(文=秋田将人)
このたびは、拙著『公務員のための問題解決フレームワーク』(学陽書房)を紹介する機会をいただき、ありがとうございます。本書は、業務改善、新規事業の立案、予算要求、組織運営の効率化等、自治体職員が実務上遭遇するさまざまな場面を挙げ、フレームワークの使い方を紹介したものです。
フレームワークを使えば、思考を省力化できる
フレームワークとは、簡単に言えば、意思決定や問題解決のための思考方法です。和訳は「枠組み」「骨組み」「構造」などですが、要は問題解決のためのツールです。その代表例でもある5W1Hなどは、皆さんも聞いたことがあるのではないでしょうか。
こうしたフレームワークを使えば、「この問題をどうやって解けばよいだろうか」といちから考える必要はなくなり、思考を省力化して、問題解決をすることができるのです。
現在、私は基礎自治体の管理職ですが、フレームワークの存在を知ったのは、新人研修のときです。その後、研修などを通じて、さまざまな手法の存在を知るようになりました。そして、数多くの業務を経験していく中で、このフレームワークが自治体でも十分に活用できることを実感していったのです。
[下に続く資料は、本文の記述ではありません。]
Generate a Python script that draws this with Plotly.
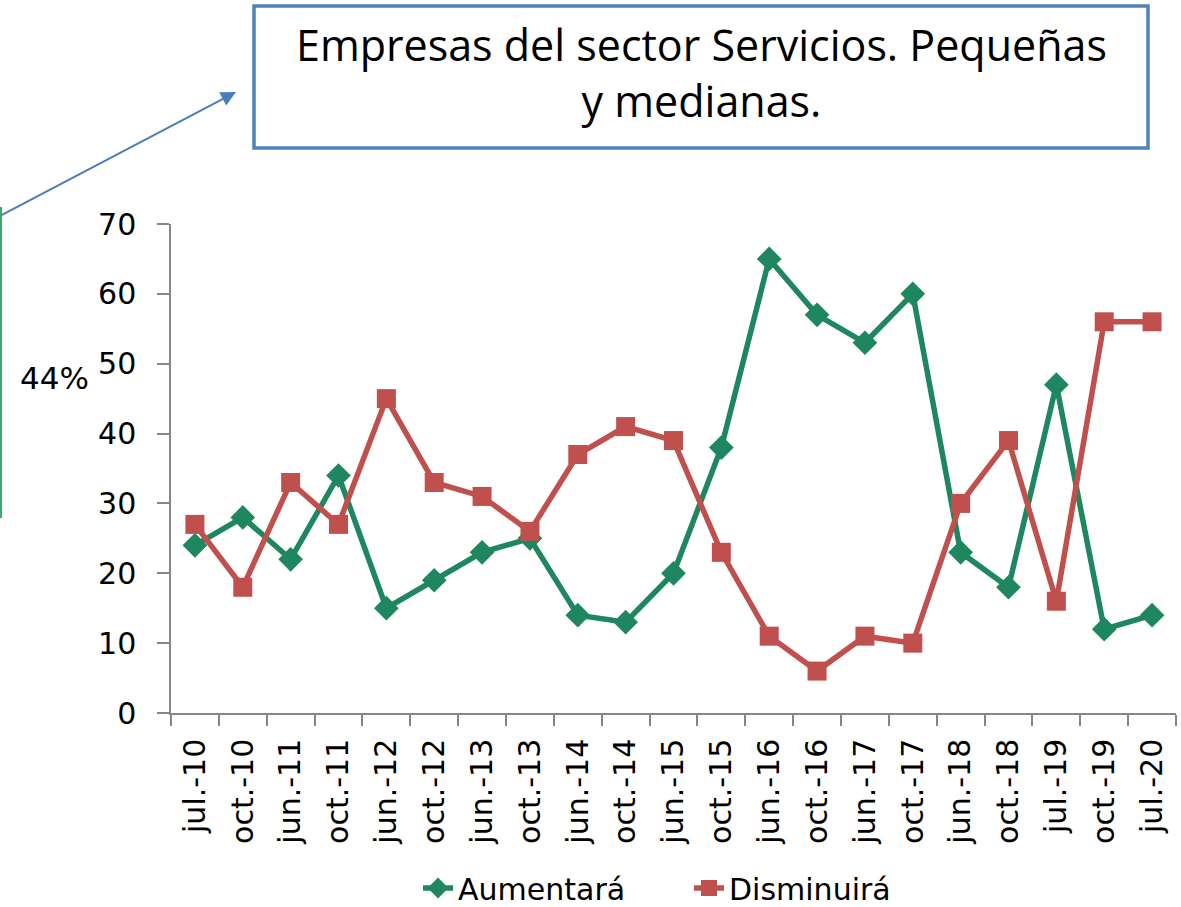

しかし、フレームワークに関する本は数多くあるものの、ほとんどはビジネスパーソン向けであって、公務員の実務に特化した書籍はありませんでした。そこで、公務員を対象として、実際に経験したさまざまな事例などを中心に、実際の活用方法をまとめたのが本書です。このため、皆さんにもきっと「ああ、そういうことって、確かにある!」と身近に感じていただけるかと思います。
本書の3つの特長
執筆にあたり、次の3点を意識しました。
第一に、自治体の事例をあげてフレームワークを解説したことです。
フレームワークに関する書籍は数多くありますが、公務員に向けて書かれたものではないため、公務員の読者は自分の立場に置き換えて考える必要がありました。しかし、この本ではすべて自治体で起こる事例を示して、解説しています。
第二に、ロジカル・シンキングとラテラル・シンキングの両方を紹介したことです。
一般にフレームワークというと、多くの場合、ロジカル・シンキングを指します。垂直思考とも呼ばれ、与えられた問題に対して論理的に考える直球思考です。これに対して、ラテラル・シンキングとは水平思考とも呼ばれ、問題そのものを疑うなど、論理的思考とは異なる変化球思考です。本書では、この両方を取り上げています。
第三に、問題解決能力だけでなく、問題発見能力も身につくようにしたことです。
フレームワークは問題解決に有効です。しかし、単に目の前にある問題を解決するだけでなく、「そもそも、これは本当に問題なのか」と疑う力が身につきます。目の前の問題に目を奪われるのでなく、より根源的・本質的な問題を発見することができる力が身につきます。
本書の構成
では、本書の概要をご紹介します。
第1章 業務の効率を上げるフレームワーク
業務の効率を上げるためのフレームワーク10種類を紹介しています。代表的な「5W1H」をはじめ、自治体でもよく活用する「PDCA」「KPI」などを取り上げています。
第2章 問題解決のアイデアを出すフレームワーク
問題解決のアイデアを出すためのフレームワーク10種類を紹介しています。新人研修などもよく紹介されるKJ法をはじめ、大谷翔平選手が活用したことでも有名な「マンダラチャート」などを取り上げています。
第3章 組織の効率を高めるフレームワーク
組織の効率を高めるフレームワーク10種類を紹介しています。ヒヤリ・ハットで有名な「ハインリッヒの法則」や、「人間は自己実現に向かって絶えず成長する」との「マズローの欲求5段階説」などを取り上げています。
第4章 自治体の現場で特に役立つフレームワーク
自治体の現場で役立つフレームワークを13種類紹介しています。これは、ベテラン職員であれば、必ずといっていいほど身につけている、「ハード・ソフト」など自治体職員ならではのフレームワークです。
第5章 自治体でも活かせるラテラル・シンキング
ラテラル・シンキングでは、「問題の設定を変える」「別人になって考える」など、頭の柔らかさが求められます。自治体の実務で、この思考法がどのように活用できるのかを紹介しています。
第6章 「問題」の見つけ方・設定の仕方
問題は、いつも目に見えるものとは限りません。目に見えない本当の問題を解決しなければ、いつまでたってもそれに関連するさまざまな問題が発生してしまうこともあります。こうしたことから、ただ問題を解決するだけでなく、問題を発見することも、自治体職員にとって重要です。この問題発見能力を身につけるためのヒントを取り上げています。
本書では、冒頭に事例を示しています。これをぜひクイズだと思って、解いてみてください。そうすると、きっとフレームワークを身近に感じることができるはずです。
本書が、少しでも皆さんの業務の一助になれば、著者としてこれほどうれしいことはありません。